Como funciona o modelo de exercício direto da democracia, proposto pelo partido?

Nos inspiramos no Podemos, da Espanha, no República em Marcha!, da França, no Movimento 5 Estrelas, da Itália. No Brasil, com esse modelo, acho que somos os primeiros. Vamos usar os avanços tecnológicos, a interação permanente com as pessoas interessadas através de uma plataforma na internet para ouvir sugestões. Teremos site, aplicativo para celular, estamos nos organizando. O objetivo é ouvir sobre as prioridades do momento. A gente coloca o tema em pauta e as pessoas orientam como deverá ser o voto do partido. Além disso, com 20 mil assinaturas, uma proposta apresentada por eleitores que for constitucional será apresentada pela bancada da Câmara e do Senado. Será aberto para qualquer cidadão.

Como fugir da armadilha de uma mobilização corporativista para influir nessa participação?

O partido terá que participar do debate, sentir o que está sendo discutido e distinguir o que é real do “fake”.

Como avalia a condenação do ex-presidente Lula pelo juiz Sérgio Moro?

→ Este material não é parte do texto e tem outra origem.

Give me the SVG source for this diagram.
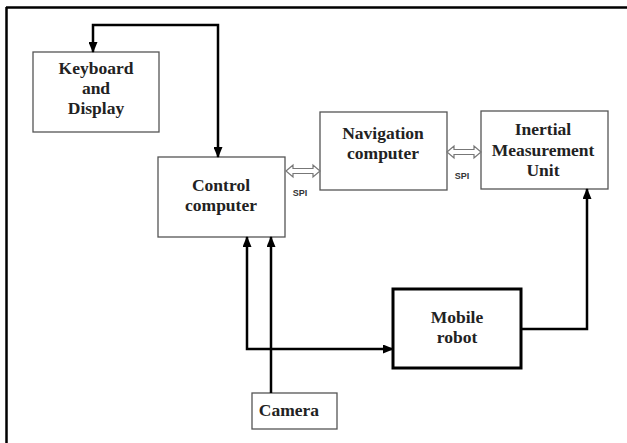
<svg xmlns="http://www.w3.org/2000/svg" width="627" height="443" viewBox="0 0 627 443">
  <style>
    .box { fill: #fff; stroke: #555; stroke-width: 1.3; }
    .heavy { fill: #fff; stroke: #000; stroke-width: 3; }
    .lbl { font-family: "Liberation Serif", "Times New Roman", serif; font-weight: bold; font-size: 17.5px; fill: #222; text-anchor: middle; }
    .spi { font-family: "Liberation Sans", Arial, sans-serif; font-weight: bold; font-size: 9px; fill: #333; text-anchor: middle; }
    .wire { fill: none; stroke: #000; stroke-width: 2.5; }
    .bus { fill: #fff; stroke: #777; stroke-width: 1.2; }
  </style>
  <defs>
    <marker id="head" markerUnits="userSpaceOnUse" markerWidth="11" markerHeight="9" refX="10" refY="4.5" orient="auto-start-reverse">
      <path d="M0,0 L11,4.5 L0,9 z" fill="#000"/>
    </marker>
  </defs>

  <!-- frame -->
  <path d="M6,7.5 H627 M6.5,7 V443" fill="none" stroke="#000" stroke-width="2.5"/>

  <g id="keyboard">
    <rect class="box" x="33" y="52" width="126" height="80"/>
    <text class="lbl" x="96" y="74">Keyboard</text>
    <text class="lbl" x="96" y="94">and</text>
    <text class="lbl" x="96" y="114">Display</text>
  </g>

  <g id="control">
    <rect class="box" x="158" y="157" width="127" height="80"/>
    <text class="lbl" x="221" y="191">Control</text>
    <text class="lbl" x="221" y="211">computer</text>
  </g>

  <g id="navigation">
    <rect class="box" x="320" y="112" width="127" height="78"/>
    <text class="lbl" x="383" y="139">Navigation</text>
    <text class="lbl" x="383" y="159">computer</text>
  </g>

  <g id="imu">
    <rect class="box" x="481" y="111" width="127" height="78"/>
    <text class="lbl" x="543" y="135">Inertial</text>
    <text class="lbl" x="543" y="156">Measurement</text>
    <text class="lbl" x="543" y="176">Unit</text>
  </g>

  <g id="robot">
    <rect class="heavy" x="393" y="289" width="128" height="79"/>
    <text class="lbl" x="457" y="323">Mobile</text>
    <text class="lbl" x="457" y="343">robot</text>
  </g>

  <g id="camera">
    <rect class="box" x="252" y="393" width="85" height="36"/>
    <text class="lbl" x="289" y="416">Camera</text>
  </g>

  <g id="connectors">
    <path class="wire" d="M93,52 V25 H218 V157" marker-start="url(#head)" marker-end="url(#head)"/>
    <path class="wire" d="M271,393 V237" marker-end="url(#head)"/>
    <path class="wire" d="M247,237 V349 H393" marker-start="url(#head)" marker-end="url(#head)"/>
    <path class="wire" d="M521,329 H587 V189" marker-end="url(#head)"/>
    <polygon class="bus" points="286,171 293,165 293,168.5 313,168.5 313,165 320,171 313,177 313,173.5 293,173.5 293,177"/>
    <polygon class="bus" points="447,152 454,146 454,149.5 474,149.5 474,146 481,152 474,158 474,154.5 454,154.5 454,158"/>
    <text class="spi" x="300" y="196">SPI</text>
    <text class="spi" x="462" y="179">SPI</text>
  </g>
</svg>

Decisão inevitável. Seria uma frustração para a sociedade lúcida do País se o principal responsável pelo esquema de corrupção idealizado nos últimos governos ficasse sob o manto da impunidade. Não podemos discutir decisões jurídicas. A análise é das consequências. Estamos vivendo o momento da limpeza para abrir caminhos para uma mudança. Existem decisões emblemáticas e esta é uma delas. Até então, o conceito era o de que a Justiça só alcançava os pobres por aqui e hoje verificamos que, de forma inédita e histórica, um ex-presidente da República é condenado, enquanto o atual presidente, Michel Temer, é denunciado e a ex-presidente Dilma Rousseff é investigada. Sinaliza a mudança do conceito de Justiça no Brasil para se reabilitar as esperanças da população nas instituições públicas brasileiras e isso e se dá sobre os escombros do desgaste da prevalência da impunidade nos últimos anos.

Há parlamentares que, mesmo adversários entre si, estão dando uma trégua nos ataques para enfrentar um “inimigo comum”: os setores da sociedade que criticam a classe política. O senhor faz parte deste grupo?

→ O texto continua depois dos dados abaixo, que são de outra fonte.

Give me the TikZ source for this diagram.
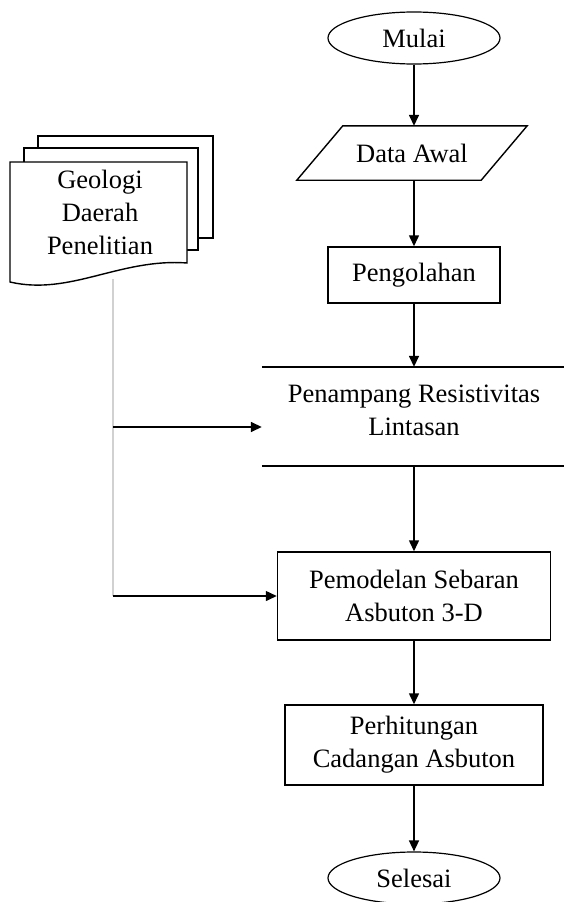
\documentclass[tikz,border=0pt]{standalone}
\usepackage{fontspec}
\setmainfont{Liberation Serif}
\usetikzlibrary{shapes.geometric,arrows.meta,calc}
\begin{document}
\begin{tikzpicture}[x=1pt,y=-1pt,
  every node/.style={font=\fontsize{26.5}{33}\selectfont, align=center},
  term/.style={ellipse,draw,line width=1.2pt,minimum width=172pt,minimum height=52pt,inner sep=0pt},
  proc/.style={rectangle,draw,line width=1.5pt,inner sep=0pt},
  arr/.style={line width=1.5pt,-{Triangle[length=11pt,width=10pt]}},
  docline/.style={line width=1.4pt,fill=white},
  ]
\useasboundingbox (0,0) rectangle (564,902);
% main column
\node[term] (mulai) at (414,38) {Mulai};
\node[inner sep=0pt,minimum width=184pt,minimum height=54pt] (data) at (412,153) {Data Awal};
\draw[line width=1.4pt] ([xshift=23pt]data.north west) -- ([xshift=23pt]data.north east)
  -- ([xshift=-23pt]data.south east) -- ([xshift=-23pt]data.south west) -- cycle;
\node[proc,minimum width=172pt,minimum height=56pt] (peng) at (414,275) {Pengolahan};
\node[inner sep=0pt,minimum width=302pt,minimum height=99pt] (pen) at (413,416.5) {};
\node[align=center] (pentext) at (414,410) {Penampang Resistivitas\\Lintasan};
\draw[line width=1.5pt] (pen.north west) -- (pen.north east);
\draw[line width=1.5pt] (pen.south west) -- (pen.south east);
\node[proc,minimum width=273pt,minimum height=88pt] (pemo) at (414,596) {Pemodelan Sebaran\\Asbuton 3-D};
\node[proc,minimum width=258pt,minimum height=80pt] (hit) at (414,745) {Perhitungan\\Cadangan Asbuton};
\node[term] (sel) at (414,878) {Selesai};
% connectors
\draw[arr] (mulai.south) -- (mulai.south |- data.north);
\draw[arr] (peng.north |- data.south) -- (peng.north);
\draw[arr] (peng.south) -- (peng.south |- pen.north);
\draw[arr] (pemo.north |- pen.south) -- (pemo.north);
\draw[arr] (pemo.south) -- (hit.north);
\draw[arr] (hit.south) -- (sel.north);
% document stack
\draw[docline] (38,136) rectangle (213,238);
\draw[docline] (24,148) rectangle (198,250);
\draw[docline] (10,162) -- (187,162) -- (187,263) .. controls (120,258) and (70,296) .. (10,282) -- cycle;
\node (geo) at (100,212) {Geologi\\Daerah\\Penelitian};
% side connectors
\coordinate (g0) at (113,279);
\coordinate (j1) at (113,427);
\coordinate (j2) at (113,596);
\draw[black!18,line width=1.3pt] (g0) -- (j2);
\draw[arr] (j1) -- (j1 -| pen.west);
\draw[arr] (j2) -- (pemo.west);
\end{tikzpicture}
\end{document}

Um movimento como esse não pode se tornar conspiração contra a operação Lava Jato. O pretexto da criminalização da classe política não pode ser utilizado para fragilizar as investigações. Ela é prioridade nacional. Temos que defender e valorizar a Polícia Federal, o Ministério Público e parte da Justiça Federal que vem correspondendo às expectativas agindo com independência e rigor. No mundo da política é preciso separar o joio do trigo. Distinguir uns dos outros. A generalização não interessa à democracia. Não há organização social e política sem políticos. E o Ministério Público e a Justiça têm a responsabilidade de evitar a execração, transformando a mídia em um tribunal de exceção, com nomes que são jogados à fera sem justificadas razões. O mais importante é que seja um ano de limpeza real e que se possa aplainar o caminho para vivermos um novo tempo na política, recuperando credibilidade.

 

Se o senhor for candidato s presidente em 2018, seu cachorro fará parte da campanha, como fez em 2014 para o Senado?

O Hugo Henrique é um bom cabo eleitoral. Creio que a presença dele será inevitável (risos).